As physicians and health professionals, we know the reality of disease however we fall into the trap of believing that a person’s biology is the most important element of their life when in reality, it often is rather low on the list, even in the face of devastating illness.  The most important elements of life for most people are related to the values they have, the social environment in which they live and the people they care about.  When we ignore the complexity of the human condition, and when we focus on the medical only, and not the joy of life, then we lose the ability to help our patients truly heal. 

Interestingly enough, the “quants” can even show this with data.  For example when you study why people are readmitted to the hospital, it is related to their lives more often than it is related to their disease.  Living alone is the number one risk factor for being readmitted to the hospital in those over 65 according to a recent study in the Journal of the American Geriatrics Society.  That is not something you can see on a pathology slide but it is part of a person’s story.  Another review compiled research on the marriage health connection.  Married people are healthier than unmarried people and have lower health care costs.  Interestingly enough this is despite the fact that they have more obesity which some point to as the root of all health care cost problems. 

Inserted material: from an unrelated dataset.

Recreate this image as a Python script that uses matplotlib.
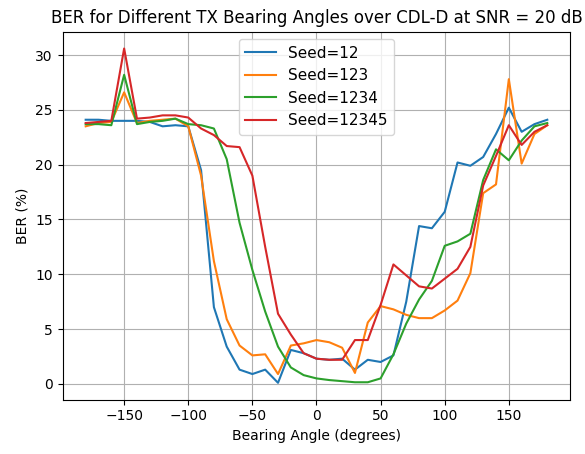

We see this understood quite well in the 23rd psalm, The Lord is My Shepherd, perhaps the most famous of all the psalms.   In Harold Kushner’s book interpreting the 23rd psalm, he speaks of the protagonist as being someone in despair.  Rabbi Kushner writes, “The psalmist cried out to God and this miracle occurred.  The miracle was not that the man’s fortune was reversed, but that he was not alone.”  Thus the data on readmissions and the one chapter of the bible that many in the English speaking world seem to know by heart give the same message – that being alone worsens the pain and despair that illness can initiate and that by having someone at one’s side, healing is more likely  to occur.  As Harold Kushner states it, “God’s promise is not that we will be safe but that we will never be alone…We will hurt but we will heal.”  While having a spouse by one’s side is a bit different than having God by your side, the point of loneliness being associated with poor outcomes when in a time of stress was well known before the scientific quantitative studies were done and was even published!  (This relates to a joke told by Israeli academicians asking whether God could get tenure at an Israeli university.  The answer is “no” because he only had one publication and it was not in English.)   

None of this is to suggest that the medical aspects of care are unimportant, only that the human elements are just as important as the medical.  Thus the humanities, as our window to the human condition are important in the understanding and treatment of people who are ill.  Just as Harrison Scott Key writes of facing up to and overcoming fear and the 23rd Psalm talks of God as helping us not feel alone, we as health professionals have to find ways to help us understand people with all their complexity and make health care into something more than purely scientific ways to avoid the inevitability of death.